Прохор заходит в кухню взять кусок хлеба. Артельная кухарка Василиса сует ему горбушку со словами:
– Бери, касатик, только не мешкай! Беда, коли сам заметит!
Прохор благодарит Василису и сует хлеб в мешок.
– Куда же ты идешь, больной-то?
– А в Наскафтым! – отвечает Прохор.
Василиса соболезнует, качает головой и говорит про Черномора:
– Ах, зверь лютый! Вот зверь!..
Выйдя на дорогу, Прохор в последний раз оглядывается на усадьбу. Среди зелени и цветов белеют колонны барского дома.
В, сердце Прохора растет и зреет неутоленная злоба. Он сжимает кулаки.
– У-у-у-у! Змеиное гнездо! Сжечь бы дотла!
Солнце сыплет щедро золото на придорожные березы. Ветерок колышет на бугре сизые полынки.

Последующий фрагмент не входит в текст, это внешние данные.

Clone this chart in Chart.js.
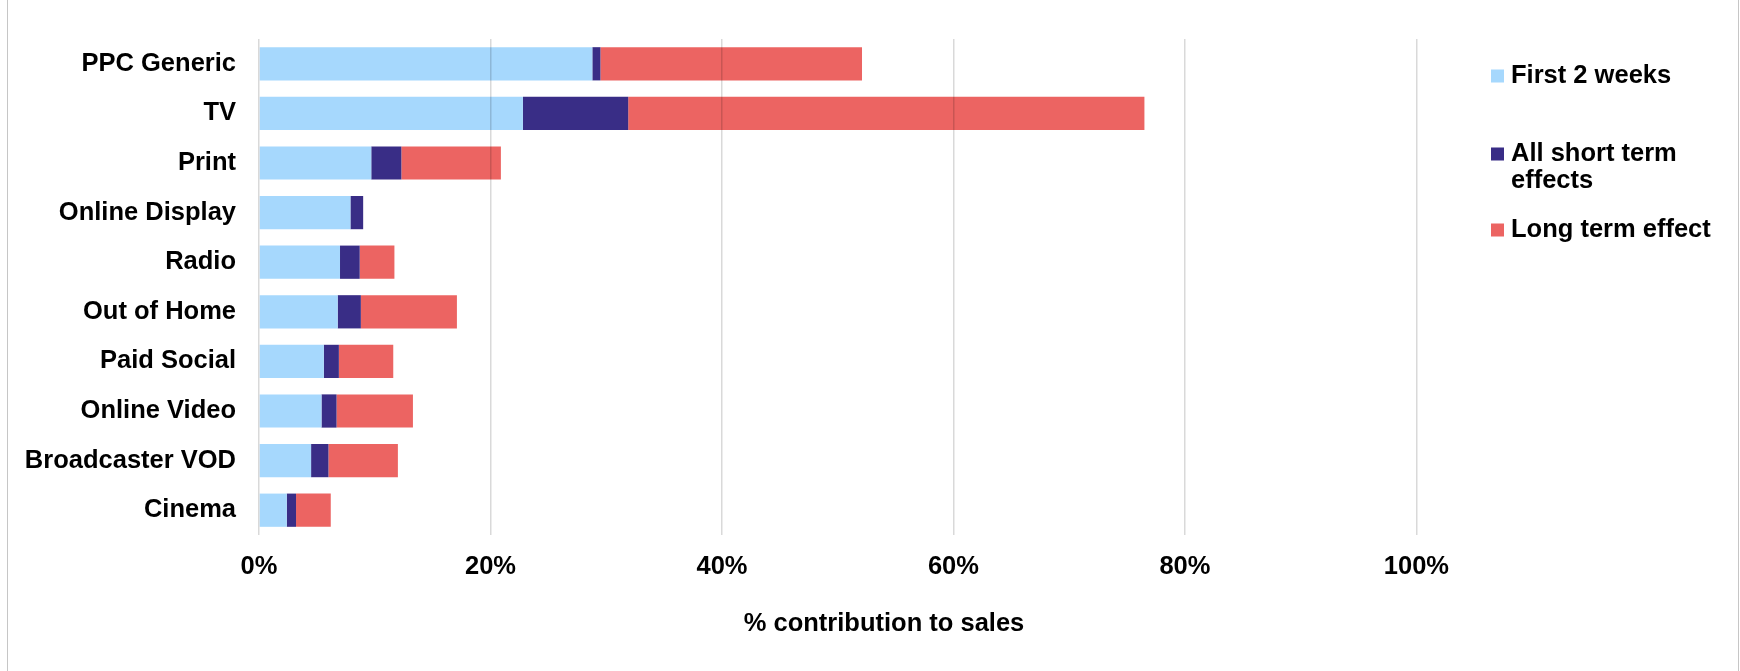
<!DOCTYPE html>
<html>
<head>
<meta charset="utf-8">
<script src="https://cdn.jsdelivr.net/npm/chart.js@4.4.1/dist/chart.umd.min.js"></script>
<style>
    html, body { margin: 0; padding: 0; background: #fff; }
    #wrap { position: relative; width: 1740px; height: 671px; }
    #frame {
        position: absolute; left: 7px; top: 0; width: 1730px; height: 671px;
        border-left: 1px solid #c6c6c6; border-right: 1px solid #c6c6c6;
        pointer-events: none;
    }
</style>
</head>
<body>
<div id="wrap">
    <canvas id="ourChart" width="1740" height="671"></canvas>
    <div id="frame"></div>
</div>
<script>
// channels, top to bottom
const channels = ['PPC Generic', 'TV', 'Print', 'Online Display', 'Radio',
    'Out of Home', 'Paid Social', 'Online Video', 'Broadcaster VOD', 'Cinema'];

// % contribution to sales, each segment of the stack
const firstTwoWeeks = [28.8, 22.8, 9.7, 7.9, 7.0, 6.8, 5.6, 5.4, 4.5, 2.4];
const allShortTerm  = [0.7, 9.1, 2.6, 1.1, 1.7, 2.0, 1.3, 1.3, 1.5, 0.8];
const longTerm      = [22.6, 44.6, 8.6, 0, 3.0, 8.3, 4.7, 6.6, 6.0, 3.0];

const seriesNames = ['First 2 weeks', 'All short term effects', 'Long term effect'];
const xTicks = [0, 20, 40, 60, 80, 100];

const FONT = { family: '"Liberation Sans", Arial, Helvetica, sans-serif', size: 25.5, weight: 'bold' };

// legend on the right, labels wrapped like the original
const sideLegend = {
    id: 'sideLegend',
    afterDraw(chart) {
        const ctx = chart.ctx;
        const rowY = [76, 154, 230];
        ctx.save();
        ctx.font = 'bold 25.5px "Liberation Sans", Arial, Helvetica, sans-serif';
        ctx.textBaseline = 'middle';
        ctx.textAlign = 'left';
        chart.data.datasets.forEach((ds, i) => {
            ctx.fillStyle = ds.backgroundColor;
            ctx.fillRect(1491, rowY[i] - 6.5, 13, 13);
            ctx.fillStyle = '#000';
            let lines = [], line = '';
            ds.label.split(' ').forEach(w => {
                let test = line ? line + ' ' + w : w;
                if (ctx.measureText(test).width > 210 && line) {
                    lines.push(line);
                    line = w;
                } else {
                    line = test;
                }
            });
            lines.push(line);
            lines.forEach((l, j) => ctx.fillText(l, 1511, rowY[i] + j * 27));
        });
        ctx.restore();
    }
};

const chartElement = new Chart(document.getElementById('ourChart'), {
    type: 'bar',
    data: {
        labels: channels,
        datasets: [
            { label: seriesNames[0], data: firstTwoWeeks, backgroundColor: '#a6d8fd' },
            { label: seriesNames[1], data: allShortTerm, backgroundColor: '#392d86' },
            { label: seriesNames[2], data: longTerm, backgroundColor: '#ec6462' }
        ]
    },
    options: {
        indexAxis: 'y',
        responsive: false,
        animation: false,
        datasets: { bar: { categoryPercentage: 0.67, barPercentage: 1.0, borderWidth: 0 } },
        layout: { padding: { top: 39, right: 231, left: 0, bottom: 0 } },
        plugins: { legend: { display: false }, tooltip: { enabled: false } },
        scales: {
            x: {
                stacked: true,
                min: 0,
                max: 108,
                afterBuildTicks: s => { s.ticks = xTicks.map(v => ({ value: v })); },
                afterFit: s => { s.height = 136; },
                grid: { color: 'rgba(0,0,0,0.15)', lineWidth: 1.5, drawTicks: false, z: 1 },
                border: { display: false },
                ticks: { padding: 17, color: '#000', font: FONT, callback: v => v + '%' },
                title: {
                    display: true, text: '% contribution to sales', color: '#000', font: FONT,
                    padding: { top: 0, bottom: 32 }
                }
            },
            y: {
                stacked: true,
                afterFit: s => { s.width = 259; },
                grid: { display: false, drawTicks: false },
                border: { display: false },
                ticks: { padding: 23, color: '#000', font: FONT }
            }
        }
    },
    plugins: [sideLegend]
});
</script>
</body>
</html>
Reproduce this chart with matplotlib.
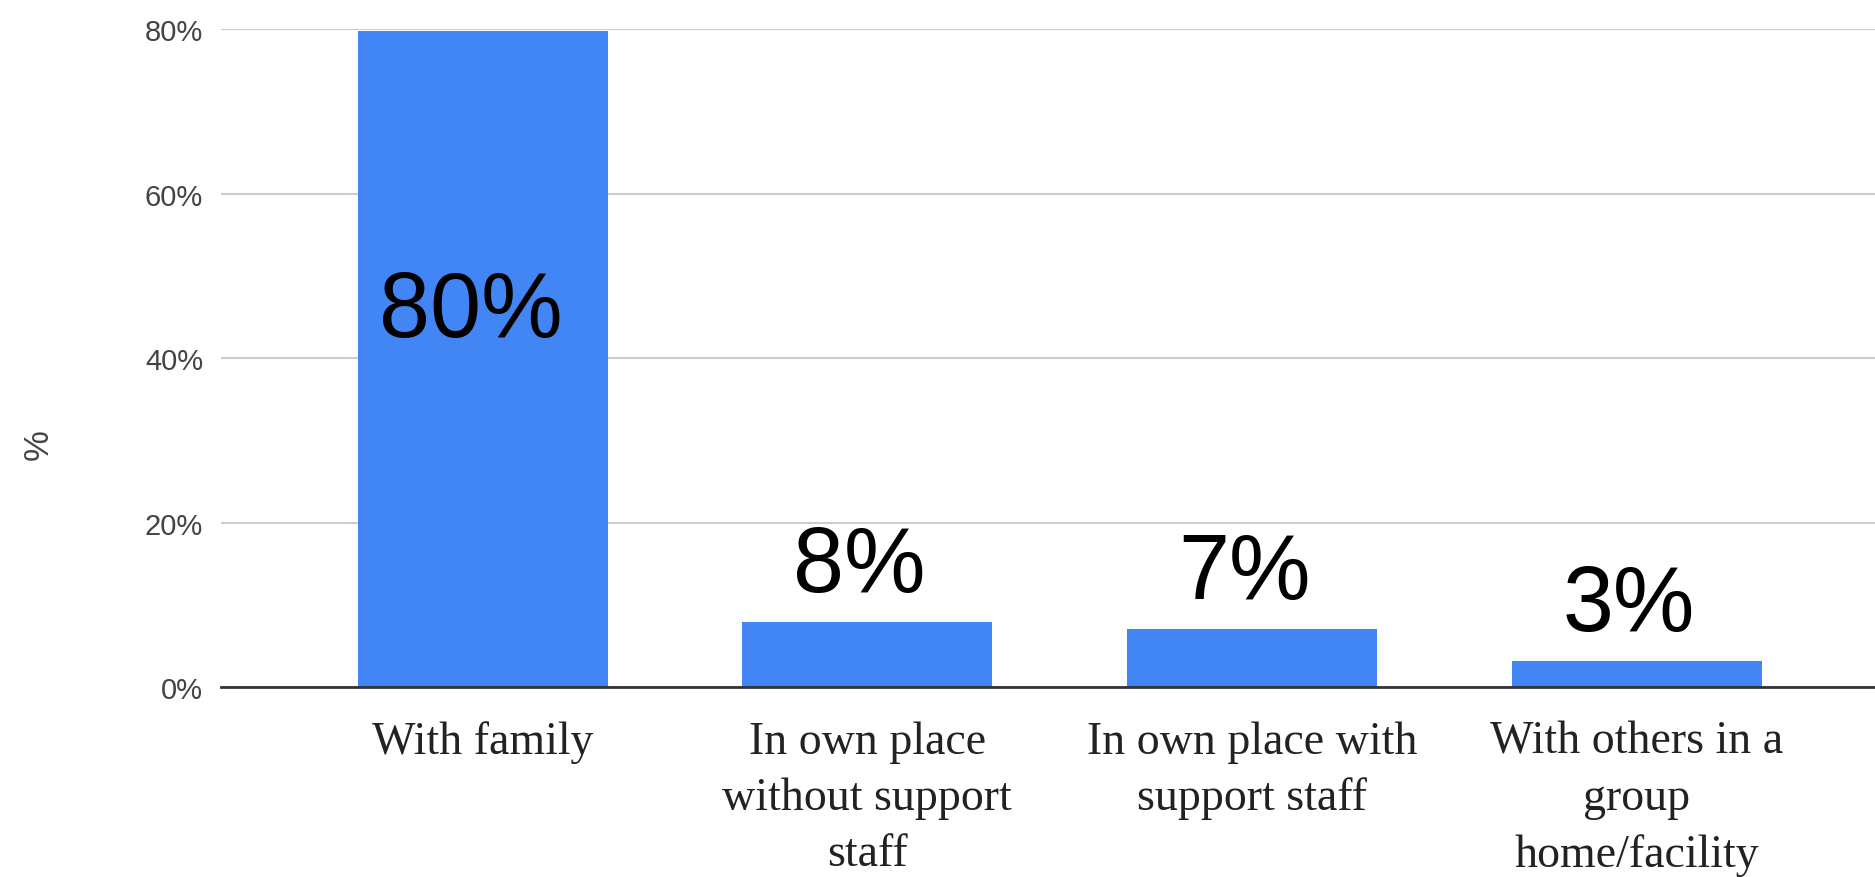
import matplotlib.pyplot as plt
import numpy as np

categories = ["With family", "In own place\nwithout support\nstaff",
              "In own place with\nsupport staff", "With others in a\ngroup\nhome/facility"]
values = [79.7, 7.9, 7.1, 3.2]
value_labels = ["80%", "8%", "7%", "3%"]
yticks = [0, 20, 40, 60, 80]
ytick_labels = ["0%", "20%", "40%", "60%", "80%"]

bar_color = "#4285F4"

fig = plt.figure(figsize=(18.75, 8.78), dpi=100)
ax = fig.add_axes([0.118, 0.2164, 0.882, 0.7494])

x = np.arange(len(categories))
ax.bar(x, values, width=0.65, color=bar_color, zorder=3)

# data labels: first one sits inside the tall bar, others above
for i, (v, lab) in enumerate(zip(values, value_labels)):
    if i == 0:
        ax.text(x[i] - 0.03, v * 0.535, lab, ha="center", va="baseline",
                fontsize=66, family="Liberation Sans", color="black", zorder=4)
    else:
        ax.annotate(lab, (x[i] - 0.02, v), xytext=(0, 22), textcoords="offset points",
                    ha="center", va="baseline", fontsize=66,
                    family="Liberation Sans", color="black", zorder=4)

ax.set_xlim(-0.68, 3.62)
ax.set_ylim(0, 80)
ax.set_yticks(yticks)
ax.set_yticklabels(ytick_labels, fontsize=21, color="#444444", family="Liberation Sans")
ax.set_xticks(x)
ax.set_xticklabels(categories, fontsize=33, family="Liberation Serif", color="#222222",
                   linespacing=1.42)
ax.tick_params(axis="both", length=0)
ax.tick_params(axis="y", pad=13)
ax.tick_params(axis="x", pad=24)

ax.grid(axis="y", color="#cccccc", linewidth=1.5, zorder=0)
for s in ["top", "right", "left"]:
    ax.spines[s].set_visible(False)
ax.spines["bottom"].set_color("#333333")
ax.spines["bottom"].set_linewidth(2)
ax.spines["bottom"].set_zorder(5)

fig.text(38 / 1875, 1 - 445 / 878, "%", rotation=90, ha="center", va="center",
         fontsize=25, color="#444444", family="Liberation Sans")

fig.savefig("out.png", dpi=100)
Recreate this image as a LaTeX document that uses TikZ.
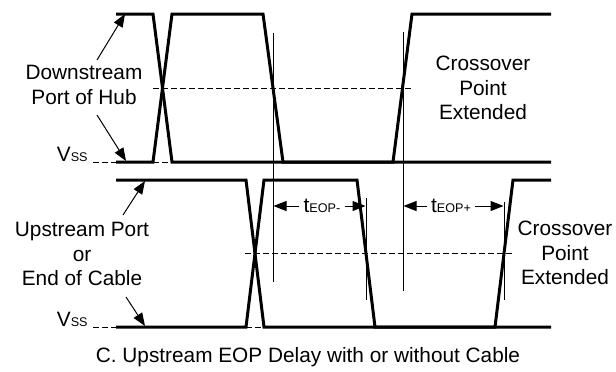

Жаворонок стрекочет вверху звонкую песню.
«Вот приду в Наскафтым, – думает Прохор, – прежде всего надо вызволять брата с Липатом. Дать три рубля уряднику, а пожалуй, пятерку – может, и ослобонит! А потом уже пойду в больницу…»
Бесконечной лентой уходит вперед дорога. Миллионы батраков пронесли по ней в синюю даль свою боль, заботу и борьбу....Примечания
1
Бурлаками в черноземной полосе звали странствующих земледельческих рабочих.